## [REQUIRED TASK]
Skip pictures in the listing below; copy exactly the lines from the one with "What Plotly code" through the one with "import plotly.graph_objects as go", inclusive.

## [PROVIDED ENTRIES]
+---+

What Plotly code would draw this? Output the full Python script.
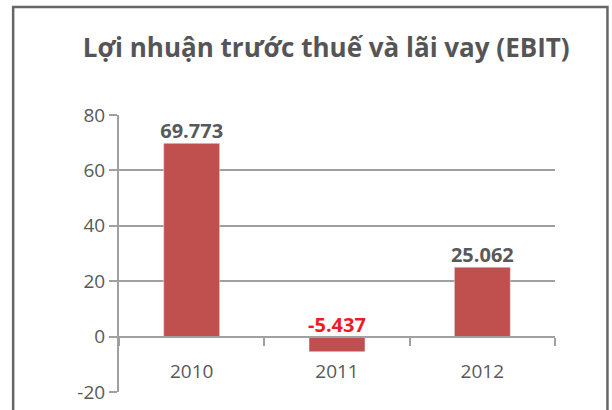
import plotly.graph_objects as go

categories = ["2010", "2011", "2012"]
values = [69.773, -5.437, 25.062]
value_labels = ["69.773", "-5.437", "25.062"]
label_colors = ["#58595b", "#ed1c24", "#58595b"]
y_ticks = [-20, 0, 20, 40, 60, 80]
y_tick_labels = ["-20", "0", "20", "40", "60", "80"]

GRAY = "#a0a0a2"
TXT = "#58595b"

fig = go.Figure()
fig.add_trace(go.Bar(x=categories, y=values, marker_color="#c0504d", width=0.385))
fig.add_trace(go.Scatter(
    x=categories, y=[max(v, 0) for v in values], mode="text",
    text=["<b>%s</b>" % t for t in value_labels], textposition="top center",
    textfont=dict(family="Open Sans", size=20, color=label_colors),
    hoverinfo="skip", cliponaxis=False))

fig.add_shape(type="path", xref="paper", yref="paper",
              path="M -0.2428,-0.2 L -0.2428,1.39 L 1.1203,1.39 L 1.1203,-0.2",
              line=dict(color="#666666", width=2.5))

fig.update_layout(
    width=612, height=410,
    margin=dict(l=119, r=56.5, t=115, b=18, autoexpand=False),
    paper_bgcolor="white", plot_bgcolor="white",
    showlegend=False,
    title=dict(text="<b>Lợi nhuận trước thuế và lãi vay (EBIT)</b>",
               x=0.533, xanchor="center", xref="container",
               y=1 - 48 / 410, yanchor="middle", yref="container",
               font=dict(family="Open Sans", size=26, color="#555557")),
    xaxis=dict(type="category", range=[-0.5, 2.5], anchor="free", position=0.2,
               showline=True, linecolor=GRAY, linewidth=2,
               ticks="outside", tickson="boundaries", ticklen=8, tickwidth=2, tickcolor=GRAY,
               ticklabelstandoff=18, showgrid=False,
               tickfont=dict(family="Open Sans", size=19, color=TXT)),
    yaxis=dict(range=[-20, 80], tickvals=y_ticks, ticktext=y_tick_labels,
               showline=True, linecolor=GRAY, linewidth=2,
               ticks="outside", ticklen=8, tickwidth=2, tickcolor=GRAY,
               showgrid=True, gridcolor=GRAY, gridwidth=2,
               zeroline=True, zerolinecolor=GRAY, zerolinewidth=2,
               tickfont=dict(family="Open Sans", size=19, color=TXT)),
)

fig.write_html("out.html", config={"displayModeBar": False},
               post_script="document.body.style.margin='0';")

+---+

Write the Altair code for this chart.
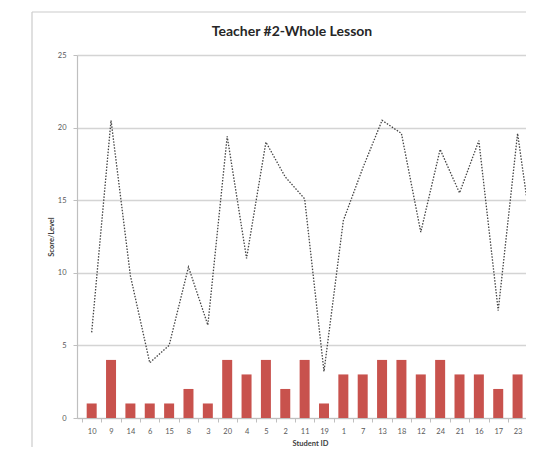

+---+

## [REPLY]
What Plotly code would draw this? Output the full Python script.
import plotly.graph_objects as go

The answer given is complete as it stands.